* What to work on: Skip the pictures, please, and write out exactly the lines from the opening of the data through the line containing "(hO) at (211,-19)".

* Information shown:
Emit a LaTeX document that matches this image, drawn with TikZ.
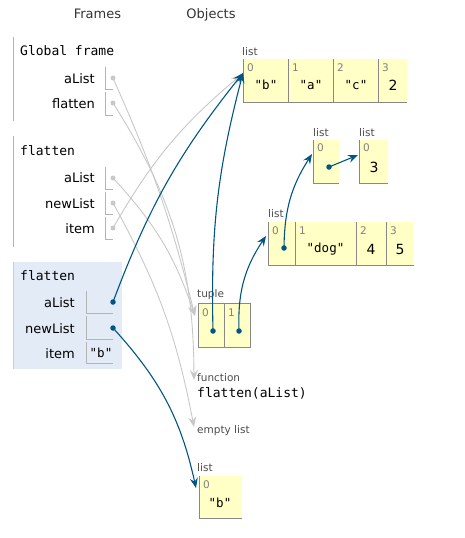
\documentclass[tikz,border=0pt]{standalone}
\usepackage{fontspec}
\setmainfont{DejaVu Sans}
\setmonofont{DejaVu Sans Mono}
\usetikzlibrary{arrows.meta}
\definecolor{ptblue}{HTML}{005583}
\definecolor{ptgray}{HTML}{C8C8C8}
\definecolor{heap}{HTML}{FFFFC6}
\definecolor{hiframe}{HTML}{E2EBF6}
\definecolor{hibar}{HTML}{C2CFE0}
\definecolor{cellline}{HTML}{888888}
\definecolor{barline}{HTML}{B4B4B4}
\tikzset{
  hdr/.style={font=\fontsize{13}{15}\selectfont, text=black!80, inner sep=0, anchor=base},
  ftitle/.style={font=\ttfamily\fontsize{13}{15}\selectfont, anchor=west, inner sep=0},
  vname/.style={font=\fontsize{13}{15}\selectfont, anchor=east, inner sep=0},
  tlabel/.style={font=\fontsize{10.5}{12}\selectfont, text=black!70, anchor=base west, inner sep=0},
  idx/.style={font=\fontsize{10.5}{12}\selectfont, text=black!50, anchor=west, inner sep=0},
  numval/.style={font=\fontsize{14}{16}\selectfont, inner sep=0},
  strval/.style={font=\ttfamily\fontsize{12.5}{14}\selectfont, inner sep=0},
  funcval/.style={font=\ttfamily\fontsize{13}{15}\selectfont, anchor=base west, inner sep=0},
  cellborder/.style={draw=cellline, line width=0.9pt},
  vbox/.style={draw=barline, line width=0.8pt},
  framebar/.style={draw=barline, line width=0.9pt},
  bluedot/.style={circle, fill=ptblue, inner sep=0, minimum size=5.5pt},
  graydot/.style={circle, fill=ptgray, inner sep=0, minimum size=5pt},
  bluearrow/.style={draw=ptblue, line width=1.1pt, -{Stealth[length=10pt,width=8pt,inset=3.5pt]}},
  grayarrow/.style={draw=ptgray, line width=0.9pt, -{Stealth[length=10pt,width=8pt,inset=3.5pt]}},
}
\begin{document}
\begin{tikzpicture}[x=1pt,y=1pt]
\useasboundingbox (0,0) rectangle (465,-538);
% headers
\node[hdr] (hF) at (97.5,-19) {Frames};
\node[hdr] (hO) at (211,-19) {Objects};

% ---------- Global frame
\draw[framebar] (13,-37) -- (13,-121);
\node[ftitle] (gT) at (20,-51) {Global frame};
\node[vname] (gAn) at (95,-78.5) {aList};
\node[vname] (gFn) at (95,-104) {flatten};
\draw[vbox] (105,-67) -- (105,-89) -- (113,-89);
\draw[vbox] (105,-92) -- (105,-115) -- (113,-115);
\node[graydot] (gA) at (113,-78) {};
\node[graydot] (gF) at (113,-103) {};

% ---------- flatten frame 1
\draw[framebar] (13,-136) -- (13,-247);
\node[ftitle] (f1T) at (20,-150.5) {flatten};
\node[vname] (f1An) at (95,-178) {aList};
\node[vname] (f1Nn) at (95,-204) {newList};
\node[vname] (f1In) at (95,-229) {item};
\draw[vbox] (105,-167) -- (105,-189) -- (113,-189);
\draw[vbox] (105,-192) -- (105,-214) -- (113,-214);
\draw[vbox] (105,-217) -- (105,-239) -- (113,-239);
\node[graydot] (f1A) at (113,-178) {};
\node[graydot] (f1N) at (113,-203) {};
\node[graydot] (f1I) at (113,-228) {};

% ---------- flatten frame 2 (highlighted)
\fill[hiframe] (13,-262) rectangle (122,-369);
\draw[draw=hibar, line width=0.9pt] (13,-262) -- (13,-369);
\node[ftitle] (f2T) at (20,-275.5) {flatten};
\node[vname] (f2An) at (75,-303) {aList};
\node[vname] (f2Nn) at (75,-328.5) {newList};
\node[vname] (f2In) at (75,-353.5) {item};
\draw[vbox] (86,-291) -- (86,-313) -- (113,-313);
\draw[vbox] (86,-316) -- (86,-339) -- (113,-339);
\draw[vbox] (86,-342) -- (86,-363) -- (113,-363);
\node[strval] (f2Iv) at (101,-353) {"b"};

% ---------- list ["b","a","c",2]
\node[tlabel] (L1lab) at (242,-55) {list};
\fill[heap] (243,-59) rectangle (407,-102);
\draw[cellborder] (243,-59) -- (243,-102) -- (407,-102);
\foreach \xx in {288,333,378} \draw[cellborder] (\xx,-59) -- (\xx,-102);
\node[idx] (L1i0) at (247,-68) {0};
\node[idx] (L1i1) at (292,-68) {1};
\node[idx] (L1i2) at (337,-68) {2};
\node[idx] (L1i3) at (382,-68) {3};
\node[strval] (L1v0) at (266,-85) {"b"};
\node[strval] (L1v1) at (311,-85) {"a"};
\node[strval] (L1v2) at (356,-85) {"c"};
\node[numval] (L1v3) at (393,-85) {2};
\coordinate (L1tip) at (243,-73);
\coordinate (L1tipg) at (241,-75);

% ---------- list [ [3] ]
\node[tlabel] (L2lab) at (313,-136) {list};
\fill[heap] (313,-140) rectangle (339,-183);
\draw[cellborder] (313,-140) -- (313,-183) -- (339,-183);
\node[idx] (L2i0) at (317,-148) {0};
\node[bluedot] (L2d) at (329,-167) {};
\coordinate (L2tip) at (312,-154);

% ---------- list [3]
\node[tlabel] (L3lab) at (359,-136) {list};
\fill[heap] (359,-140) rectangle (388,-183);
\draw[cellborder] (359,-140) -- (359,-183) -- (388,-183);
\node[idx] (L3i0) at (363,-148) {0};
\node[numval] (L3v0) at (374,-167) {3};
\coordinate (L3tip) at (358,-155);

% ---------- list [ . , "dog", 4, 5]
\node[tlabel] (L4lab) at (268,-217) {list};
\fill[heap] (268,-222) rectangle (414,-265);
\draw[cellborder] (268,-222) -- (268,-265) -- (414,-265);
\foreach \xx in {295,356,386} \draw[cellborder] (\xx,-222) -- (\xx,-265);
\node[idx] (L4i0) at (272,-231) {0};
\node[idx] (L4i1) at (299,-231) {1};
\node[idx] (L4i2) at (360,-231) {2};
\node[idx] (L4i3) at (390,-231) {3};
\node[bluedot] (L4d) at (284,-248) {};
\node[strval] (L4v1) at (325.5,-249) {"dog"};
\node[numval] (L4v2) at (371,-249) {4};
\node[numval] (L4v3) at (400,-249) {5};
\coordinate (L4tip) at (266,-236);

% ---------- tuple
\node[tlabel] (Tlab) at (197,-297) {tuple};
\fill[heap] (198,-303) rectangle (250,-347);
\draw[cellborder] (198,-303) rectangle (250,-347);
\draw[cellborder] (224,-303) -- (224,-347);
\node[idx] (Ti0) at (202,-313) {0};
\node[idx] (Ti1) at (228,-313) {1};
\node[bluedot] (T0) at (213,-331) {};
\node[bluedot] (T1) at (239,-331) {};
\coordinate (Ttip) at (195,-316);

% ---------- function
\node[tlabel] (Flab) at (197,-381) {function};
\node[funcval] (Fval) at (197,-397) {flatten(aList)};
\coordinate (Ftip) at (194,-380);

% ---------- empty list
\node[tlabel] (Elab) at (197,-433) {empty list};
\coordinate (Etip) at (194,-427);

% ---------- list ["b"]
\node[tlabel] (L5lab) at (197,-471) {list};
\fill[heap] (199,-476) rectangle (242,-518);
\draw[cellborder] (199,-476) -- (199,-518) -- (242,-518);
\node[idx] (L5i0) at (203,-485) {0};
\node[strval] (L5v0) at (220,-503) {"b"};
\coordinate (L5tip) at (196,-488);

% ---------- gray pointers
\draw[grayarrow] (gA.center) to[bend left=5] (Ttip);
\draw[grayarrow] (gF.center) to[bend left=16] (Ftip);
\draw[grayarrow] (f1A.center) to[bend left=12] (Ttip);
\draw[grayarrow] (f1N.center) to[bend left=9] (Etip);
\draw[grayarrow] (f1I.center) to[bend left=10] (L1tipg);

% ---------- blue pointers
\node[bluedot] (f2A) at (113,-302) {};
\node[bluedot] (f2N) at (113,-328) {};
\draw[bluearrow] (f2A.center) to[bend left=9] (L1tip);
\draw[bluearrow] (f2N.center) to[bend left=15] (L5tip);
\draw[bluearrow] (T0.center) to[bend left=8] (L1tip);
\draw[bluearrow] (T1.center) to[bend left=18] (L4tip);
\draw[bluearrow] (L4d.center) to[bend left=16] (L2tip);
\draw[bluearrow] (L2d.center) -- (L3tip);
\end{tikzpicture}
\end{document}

* Output below:
Emit a LaTeX document that matches this image, drawn with TikZ.
\documentclass[tikz,border=0pt]{standalone}
\usepackage{fontspec}
\setmainfont{DejaVu Sans}
\setmonofont{DejaVu Sans Mono}
\usetikzlibrary{arrows.meta}
\definecolor{ptblue}{HTML}{005583}
\definecolor{ptgray}{HTML}{C8C8C8}
\definecolor{heap}{HTML}{FFFFC6}
\definecolor{hiframe}{HTML}{E2EBF6}
\definecolor{hibar}{HTML}{C2CFE0}
\definecolor{cellline}{HTML}{888888}
\definecolor{barline}{HTML}{B4B4B4}
\tikzset{
  hdr/.style={font=\fontsize{13}{15}\selectfont, text=black!80, inner sep=0, anchor=base},
  ftitle/.style={font=\ttfamily\fontsize{13}{15}\selectfont, anchor=west, inner sep=0},
  vname/.style={font=\fontsize{13}{15}\selectfont, anchor=east, inner sep=0},
  tlabel/.style={font=\fontsize{10.5}{12}\selectfont, text=black!70, anchor=base west, inner sep=0},
  idx/.style={font=\fontsize{10.5}{12}\selectfont, text=black!50, anchor=west, inner sep=0},
  numval/.style={font=\fontsize{14}{16}\selectfont, inner sep=0},
  strval/.style={font=\ttfamily\fontsize{12.5}{14}\selectfont, inner sep=0},
  funcval/.style={font=\ttfamily\fontsize{13}{15}\selectfont, anchor=base west, inner sep=0},
  cellborder/.style={draw=cellline, line width=0.9pt},
  vbox/.style={draw=barline, line width=0.8pt},
  framebar/.style={draw=barline, line width=0.9pt},
  bluedot/.style={circle, fill=ptblue, inner sep=0, minimum size=5.5pt},
  graydot/.style={circle, fill=ptgray, inner sep=0, minimum size=5pt},
  bluearrow/.style={draw=ptblue, line width=1.1pt, -{Stealth[length=10pt,width=8pt,inset=3.5pt]}},
  grayarrow/.style={draw=ptgray, line width=0.9pt, -{Stealth[length=10pt,width=8pt,inset=3.5pt]}},
}
\begin{document}
\begin{tikzpicture}[x=1pt,y=1pt]
\useasboundingbox (0,0) rectangle (465,-538);
% headers
\node[hdr] (hF) at (97.5,-19) {Frames};
\node[hdr] (hO) at (211,-19) {Objects};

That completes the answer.